Amid the chaos, though, many see an opportunity to reshape seafood sales in ways that bolster adoption of more sustainable methods and create a more equitable future for fishermen like those in Coronado’s co-op. That starts with helping the little guys benefit from supplying the best of their goods to a growing market of home cooks and eco-conscious retailers. The secret weapon is transparency: the ability for the end consumer, and industry monitors, to verify the how, where, and by whom of each snapper, salmon, or shrimp.
Over the past few years, nonprofits, government agencies, and industry collectives have begun steady development of projects to rebuild depleted fish stocks, often by enlisting locals in managing catches. In addition, efforts are underway to test and adopt traceability technologies such as RFID chips, QR tags, and blockchain coding to carry information about a specific fish from hook to cook.
The fact that Coronado’s cooperative had always caught by ethical means attracted SmartFish, a La Paz, Mexico, company focused on championing sustainable fishing in the region. The organization’s nonprofit arm helps workers transition to eco-friendly practices, while its for-profit business sells their goods directly to high-end restaurants and the public.

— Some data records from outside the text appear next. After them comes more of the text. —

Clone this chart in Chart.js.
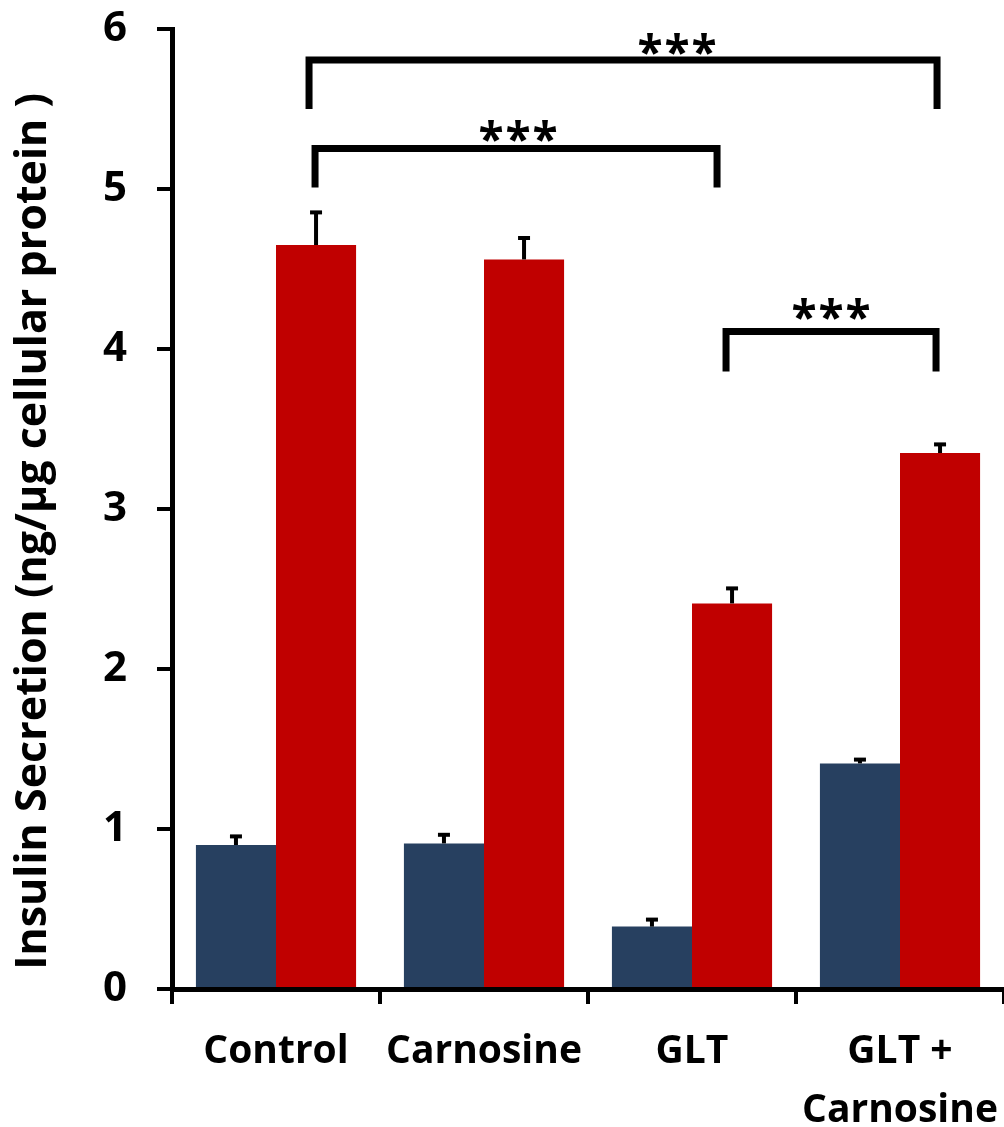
<!DOCTYPE html>
<html><head><meta charset="utf-8">
<script src="https://cdn.jsdelivr.net/npm/chart.js@4"></script>
<style>html,body{margin:0;padding:0;background:#fff}#wrap{width:1004px;height:1127px;position:relative}</style>
</head><body><div id="wrap"><canvas id="c" width="1004" height="1127"></canvas></div>
<script>
const categories = [["Control"], ["Carnosine"], ["GLT"], ["GLT +", "Carnosine"]];
const basalValues = [0.90, 0.91, 0.39, 1.41];
const basalErrors = [0.06, 0.06, 0.05, 0.03];
const stimValues = [4.65, 4.56, 2.41, 3.35];
const stimErrors = [0.21, 0.14, 0.10, 0.06];
const yTicks = [0, 1, 2, 3, 4, 5, 6];
// significance brackets: [fromCategory, toCategory, bracket top value, leg end value, label]
const brackets = [
  [0, 3, 5.806, 5.50, "***"],
  [0, 2, 5.253, 5.01, "***"],
  [2, 3, 4.11, 3.86, "***"]
];
// drawing style for brackets (pixel nudges): [leftInset, rightInset, labelDx, labelRise]
const bracketStyle = [
  [-7, -3, 54, 17],
  [-1, -15, 2, 19],
  [-6, -4, 0, 24]
];
const FONT = "'Open Sans', 'DejaVu Sans', sans-serif";

const errorPlugin = {
  id: 'errs',
  afterDatasetsDraw(chart) {
    const ctx = chart.ctx, y = chart.scales.y;
    const errs = [basalErrors, stimErrors];
    ctx.save();
    ctx.strokeStyle = '#000';
    chart.data.datasets.forEach((ds, di) => {
      chart.getDatasetMeta(di).data.forEach((bar, i) => {
        const top = y.getPixelForValue(ds.data[i] + errs[di][i]);
        ctx.lineWidth = 4;
        ctx.beginPath(); ctx.moveTo(bar.x, bar.y); ctx.lineTo(bar.x, top); ctx.stroke();
        ctx.beginPath(); ctx.moveTo(bar.x - 6, top + 1); ctx.lineTo(bar.x + 6, top + 1); ctx.stroke();
      });
    });
    const meta = chart.getDatasetMeta(1);
    ctx.lineWidth = 7;
    ctx.lineJoin = 'miter';
    ctx.fillStyle = '#000';
    ctx.font = "bold 46px " + FONT;
    ctx.textAlign = 'center';
    ctx.textBaseline = 'middle';
    brackets.forEach((b, k) => {
      const st = bracketStyle[k];
      const x1 = meta.data[b[0]].x + st[0], x2 = meta.data[b[1]].x + st[1];
      const yt = y.getPixelForValue(b[2]), yb = y.getPixelForValue(b[3]);
      ctx.beginPath(); ctx.moveTo(x1, yb); ctx.lineTo(x1, yt); ctx.lineTo(x2, yt); ctx.lineTo(x2, yb); ctx.stroke();
      const cx = (x1 + x2) / 2 + st[2], cy = yt - st[3];
      const chars = b[4].split('');
      chars.forEach((ch, j) => {
        ctx.fillText(ch, cx + (j - (chars.length - 1) / 2) * 27, cy + 13);
      });
    });
    ctx.restore();
  }
};

new Chart(document.getElementById('c'), {
  type: 'bar',
  data: {
    labels: categories,
    datasets: [
      { data: basalValues, backgroundColor: '#274060', borderWidth: 0 },
      { data: stimValues, backgroundColor: '#C00000', borderWidth: 0 }
    ]
  },
  options: {
    responsive: false, animation: false,
    layout: { padding: { top: 29, right: 0, left: 0, bottom: 0 } },
    plugins: { legend: { display: false }, tooltip: { enabled: false } },
    datasets: { bar: { categoryPercentage: 0.77, barPercentage: 1.0 } },
    scales: {
      x: {
        grid: { drawOnChartArea: false, color: '#000', lineWidth: 4, tickLength: 15 },
        border: { color: '#000', width: 5 },
        ticks: { color: '#000', font: { family: FONT, size: 39, weight: 'bold', lineHeight: 1.5 }, padding: 19, maxRotation: 0, autoSkip: false },
        afterFit(s) { s.height = 138; s.paddingLeft = 0; s.paddingRight = 0; }
      },
      y: {
        min: 0, max: 6,
        afterBuildTicks(s) { s.ticks = yTicks.map(v => ({ value: v })); },
        grid: { drawOnChartArea: false, color: '#000', lineWidth: 4, tickLength: 15 },
        border: { color: '#000', width: 5 },
        ticks: { color: '#000', font: { family: FONT, size: 42, weight: 'bold' }, padding: 30 },
        title: { display: true, text: 'Insulin Secretion (ng/µg cellular protein )    ', color: '#000', font: { family: FONT, size: 43, weight: 'bold' }, padding: { top: 8, bottom: 0 } },
        afterFit(s) { s.width = 172; s.paddingTop = 0; s.paddingBottom = 0; }
      }
    }
  },
  plugins: [errorPlugin]
});
</script></body></html>
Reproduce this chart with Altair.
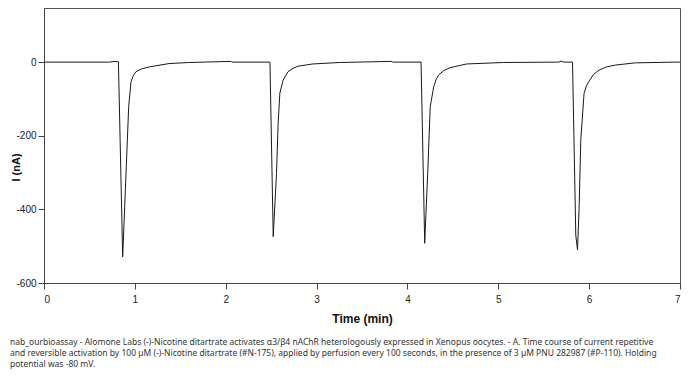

When asked what his ancestor would think of a QR code slapped on a frozen hunk of yellowtail or snapper bound for California, Coronado’s serious demeanor suddenly erupts into a chuckle. “Are you crazy?” he quips, mimicking Celso’s imagined reaction. In his mid-50s with jet-black hair, Coronado is younger than most of his graying co-op members. With very few of their children interested in carrying on the family business, he knows that if something doesn’t change soon, there will be nothing but gill nets—and dangerously dwindling stock—left.